### STATED TASK
Restate all of the entries exactly, dropping any pictures they hold.
───── MATERIAL FOR THIS TASK
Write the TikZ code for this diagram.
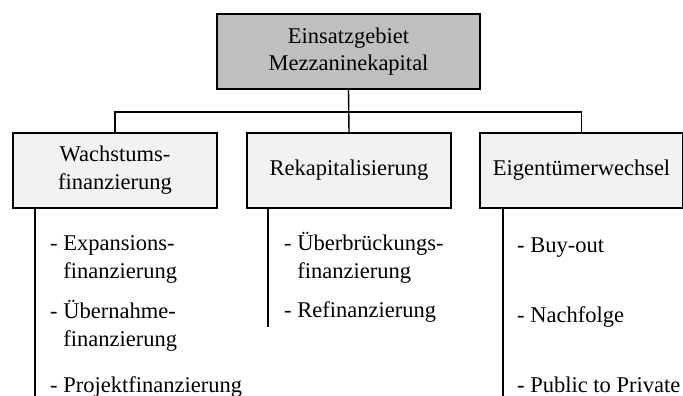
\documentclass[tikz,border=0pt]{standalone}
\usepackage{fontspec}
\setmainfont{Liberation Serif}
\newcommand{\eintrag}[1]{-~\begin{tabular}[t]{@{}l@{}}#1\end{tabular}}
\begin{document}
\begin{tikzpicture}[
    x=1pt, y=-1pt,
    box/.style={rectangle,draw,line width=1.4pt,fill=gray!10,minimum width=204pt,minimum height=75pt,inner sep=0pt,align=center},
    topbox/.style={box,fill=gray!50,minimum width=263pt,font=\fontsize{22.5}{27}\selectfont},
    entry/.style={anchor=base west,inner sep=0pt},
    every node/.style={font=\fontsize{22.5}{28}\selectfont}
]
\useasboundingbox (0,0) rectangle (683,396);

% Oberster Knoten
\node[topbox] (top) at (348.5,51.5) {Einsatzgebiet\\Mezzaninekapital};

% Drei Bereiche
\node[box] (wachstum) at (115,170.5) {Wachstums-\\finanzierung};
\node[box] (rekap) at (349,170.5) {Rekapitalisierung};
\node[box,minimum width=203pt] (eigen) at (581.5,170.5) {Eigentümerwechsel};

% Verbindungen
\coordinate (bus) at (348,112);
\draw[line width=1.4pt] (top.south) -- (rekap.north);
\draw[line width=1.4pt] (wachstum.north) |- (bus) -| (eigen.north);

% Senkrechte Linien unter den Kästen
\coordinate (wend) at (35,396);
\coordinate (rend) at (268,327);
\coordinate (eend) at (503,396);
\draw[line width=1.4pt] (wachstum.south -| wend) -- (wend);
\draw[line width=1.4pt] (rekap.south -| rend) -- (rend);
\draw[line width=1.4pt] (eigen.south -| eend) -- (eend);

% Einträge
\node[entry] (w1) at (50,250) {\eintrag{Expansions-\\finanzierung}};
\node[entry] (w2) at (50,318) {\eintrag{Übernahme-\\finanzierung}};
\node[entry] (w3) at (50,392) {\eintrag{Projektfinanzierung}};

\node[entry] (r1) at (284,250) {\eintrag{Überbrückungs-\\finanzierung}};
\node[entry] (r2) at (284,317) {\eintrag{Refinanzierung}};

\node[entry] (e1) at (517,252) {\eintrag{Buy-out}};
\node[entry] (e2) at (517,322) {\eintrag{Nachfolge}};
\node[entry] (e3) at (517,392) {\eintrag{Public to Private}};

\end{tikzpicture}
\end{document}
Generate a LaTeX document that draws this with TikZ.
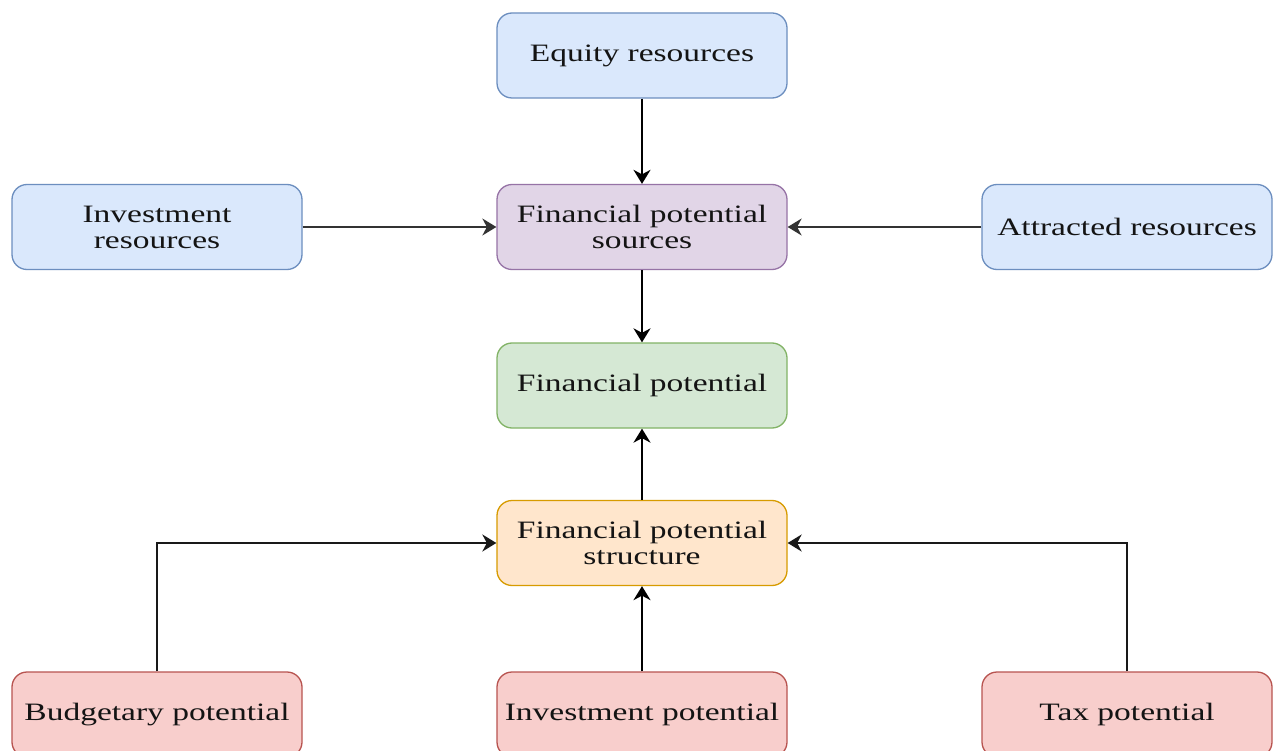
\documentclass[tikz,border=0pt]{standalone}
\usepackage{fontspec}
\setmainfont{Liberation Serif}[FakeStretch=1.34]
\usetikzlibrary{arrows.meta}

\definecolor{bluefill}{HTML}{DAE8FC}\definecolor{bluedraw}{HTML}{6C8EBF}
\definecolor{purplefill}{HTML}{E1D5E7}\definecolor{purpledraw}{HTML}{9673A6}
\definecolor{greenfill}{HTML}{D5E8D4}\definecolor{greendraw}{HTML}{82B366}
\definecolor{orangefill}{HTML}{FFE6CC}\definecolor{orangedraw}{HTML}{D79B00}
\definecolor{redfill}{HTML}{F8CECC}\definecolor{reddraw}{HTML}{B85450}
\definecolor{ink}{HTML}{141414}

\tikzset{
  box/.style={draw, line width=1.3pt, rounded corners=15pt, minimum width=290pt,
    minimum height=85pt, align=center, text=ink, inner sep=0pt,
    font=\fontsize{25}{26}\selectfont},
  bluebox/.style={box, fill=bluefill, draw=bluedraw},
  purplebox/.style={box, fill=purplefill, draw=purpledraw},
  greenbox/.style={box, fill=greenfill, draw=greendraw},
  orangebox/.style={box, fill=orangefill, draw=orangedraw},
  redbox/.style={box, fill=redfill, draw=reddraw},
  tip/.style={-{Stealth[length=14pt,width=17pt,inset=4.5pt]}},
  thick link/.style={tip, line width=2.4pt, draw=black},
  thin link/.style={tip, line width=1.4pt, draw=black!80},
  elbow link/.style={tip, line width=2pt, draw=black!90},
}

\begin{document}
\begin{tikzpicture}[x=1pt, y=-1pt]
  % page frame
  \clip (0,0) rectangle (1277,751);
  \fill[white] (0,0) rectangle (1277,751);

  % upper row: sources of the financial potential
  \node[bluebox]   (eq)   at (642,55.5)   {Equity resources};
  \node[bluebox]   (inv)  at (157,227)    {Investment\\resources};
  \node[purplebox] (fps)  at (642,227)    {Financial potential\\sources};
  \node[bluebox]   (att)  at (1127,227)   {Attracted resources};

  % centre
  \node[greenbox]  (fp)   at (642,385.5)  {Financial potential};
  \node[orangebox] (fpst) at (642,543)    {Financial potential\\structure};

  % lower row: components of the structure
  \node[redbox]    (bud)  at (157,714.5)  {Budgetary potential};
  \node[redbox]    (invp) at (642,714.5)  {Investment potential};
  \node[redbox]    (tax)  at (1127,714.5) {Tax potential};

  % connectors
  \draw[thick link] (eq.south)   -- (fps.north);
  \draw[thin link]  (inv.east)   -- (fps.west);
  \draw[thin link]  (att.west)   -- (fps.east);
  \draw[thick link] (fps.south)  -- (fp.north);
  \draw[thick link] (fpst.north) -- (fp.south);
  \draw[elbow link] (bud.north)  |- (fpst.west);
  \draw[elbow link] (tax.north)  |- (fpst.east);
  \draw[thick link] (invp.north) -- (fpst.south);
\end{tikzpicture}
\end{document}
──────────
### RESPONSE
Write the TikZ code for this diagram.
\documentclass[tikz,border=0pt]{standalone}
\usepackage{fontspec}
\setmainfont{Liberation Serif}
\newcommand{\eintrag}[1]{-~\begin{tabular}[t]{@{}l@{}}#1\end{tabular}}
\begin{document}
\begin{tikzpicture}[
    x=1pt, y=-1pt,
    box/.style={rectangle,draw,line width=1.4pt,fill=gray!10,minimum width=204pt,minimum height=75pt,inner sep=0pt,align=center},
    topbox/.style={box,fill=gray!50,minimum width=263pt,font=\fontsize{22.5}{27}\selectfont},
    entry/.style={anchor=base west,inner sep=0pt},
    every node/.style={font=\fontsize{22.5}{28}\selectfont}
]
\useasboundingbox (0,0) rectangle (683,396);

% Oberster Knoten
\node[topbox] (top) at (348.5,51.5) {Einsatzgebiet\\Mezzaninekapital};

% Drei Bereiche
\node[box] (wachstum) at (115,170.5) {Wachstums-\\finanzierung};
\node[box] (rekap) at (349,170.5) {Rekapitalisierung};
\node[box,minimum width=203pt] (eigen) at (581.5,170.5) {Eigentümerwechsel};

% Verbindungen
\coordinate (bus) at (348,112);
\draw[line width=1.4pt] (top.south) -- (rekap.north);
\draw[line width=1.4pt] (wachstum.north) |- (bus) -| (eigen.north);

% Senkrechte Linien unter den Kästen
\coordinate (wend) at (35,396);
\coordinate (rend) at (268,327);
\coordinate (eend) at (503,396);
\draw[line width=1.4pt] (wachstum.south -| wend) -- (wend);
\draw[line width=1.4pt] (rekap.south -| rend) -- (rend);
\draw[line width=1.4pt] (eigen.south -| eend) -- (eend);

% Einträge
\node[entry] (w1) at (50,250) {\eintrag{Expansions-\\finanzierung}};
\node[entry] (w2) at (50,318) {\eintrag{Übernahme-\\finanzierung}};
\node[entry] (w3) at (50,392) {\eintrag{Projektfinanzierung}};

\node[entry] (r1) at (284,250) {\eintrag{Überbrückungs-\\finanzierung}};
\node[entry] (r2) at (284,317) {\eintrag{Refinanzierung}};

\node[entry] (e1) at (517,252) {\eintrag{Buy-out}};
\node[entry] (e2) at (517,322) {\eintrag{Nachfolge}};
\node[entry] (e3) at (517,392) {\eintrag{Public to Private}};

\end{tikzpicture}
\end{document}
Generate a LaTeX document that draws this with TikZ.
\documentclass[tikz,border=0pt]{standalone}
\usepackage{fontspec}
\setmainfont{Liberation Serif}[FakeStretch=1.34]
\usetikzlibrary{arrows.meta}

\definecolor{bluefill}{HTML}{DAE8FC}\definecolor{bluedraw}{HTML}{6C8EBF}
\definecolor{purplefill}{HTML}{E1D5E7}\definecolor{purpledraw}{HTML}{9673A6}
\definecolor{greenfill}{HTML}{D5E8D4}\definecolor{greendraw}{HTML}{82B366}
\definecolor{orangefill}{HTML}{FFE6CC}\definecolor{orangedraw}{HTML}{D79B00}
\definecolor{redfill}{HTML}{F8CECC}\definecolor{reddraw}{HTML}{B85450}
\definecolor{ink}{HTML}{141414}

\tikzset{
  box/.style={draw, line width=1.3pt, rounded corners=15pt, minimum width=290pt,
    minimum height=85pt, align=center, text=ink, inner sep=0pt,
    font=\fontsize{25}{26}\selectfont},
  bluebox/.style={box, fill=bluefill, draw=bluedraw},
  purplebox/.style={box, fill=purplefill, draw=purpledraw},
  greenbox/.style={box, fill=greenfill, draw=greendraw},
  orangebox/.style={box, fill=orangefill, draw=orangedraw},
  redbox/.style={box, fill=redfill, draw=reddraw},
  tip/.style={-{Stealth[length=14pt,width=17pt,inset=4.5pt]}},
  thick link/.style={tip, line width=2.4pt, draw=black},
  thin link/.style={tip, line width=1.4pt, draw=black!80},
  elbow link/.style={tip, line width=2pt, draw=black!90},
}

\begin{document}
\begin{tikzpicture}[x=1pt, y=-1pt]
  % page frame
  \clip (0,0) rectangle (1277,751);
  \fill[white] (0,0) rectangle (1277,751);

  % upper row: sources of the financial potential
  \node[bluebox]   (eq)   at (642,55.5)   {Equity resources};
  \node[bluebox]   (inv)  at (157,227)    {Investment\\resources};
  \node[purplebox] (fps)  at (642,227)    {Financial potential\\sources};
  \node[bluebox]   (att)  at (1127,227)   {Attracted resources};

  % centre
  \node[greenbox]  (fp)   at (642,385.5)  {Financial potential};
  \node[orangebox] (fpst) at (642,543)    {Financial potential\\structure};

  % lower row: components of the structure
  \node[redbox]    (bud)  at (157,714.5)  {Budgetary potential};
  \node[redbox]    (invp) at (642,714.5)  {Investment potential};
  \node[redbox]    (tax)  at (1127,714.5) {Tax potential};

  % connectors
  \draw[thick link] (eq.south)   -- (fps.north);
  \draw[thin link]  (inv.east)   -- (fps.west);
  \draw[thin link]  (att.west)   -- (fps.east);
  \draw[thick link] (fps.south)  -- (fp.north);
  \draw[thick link] (fpst.north) -- (fp.south);
  \draw[elbow link] (bud.north)  |- (fpst.west);
  \draw[elbow link] (tax.north)  |- (fpst.east);
  \draw[thick link] (invp.north) -- (fpst.south);
\end{tikzpicture}
\end{document}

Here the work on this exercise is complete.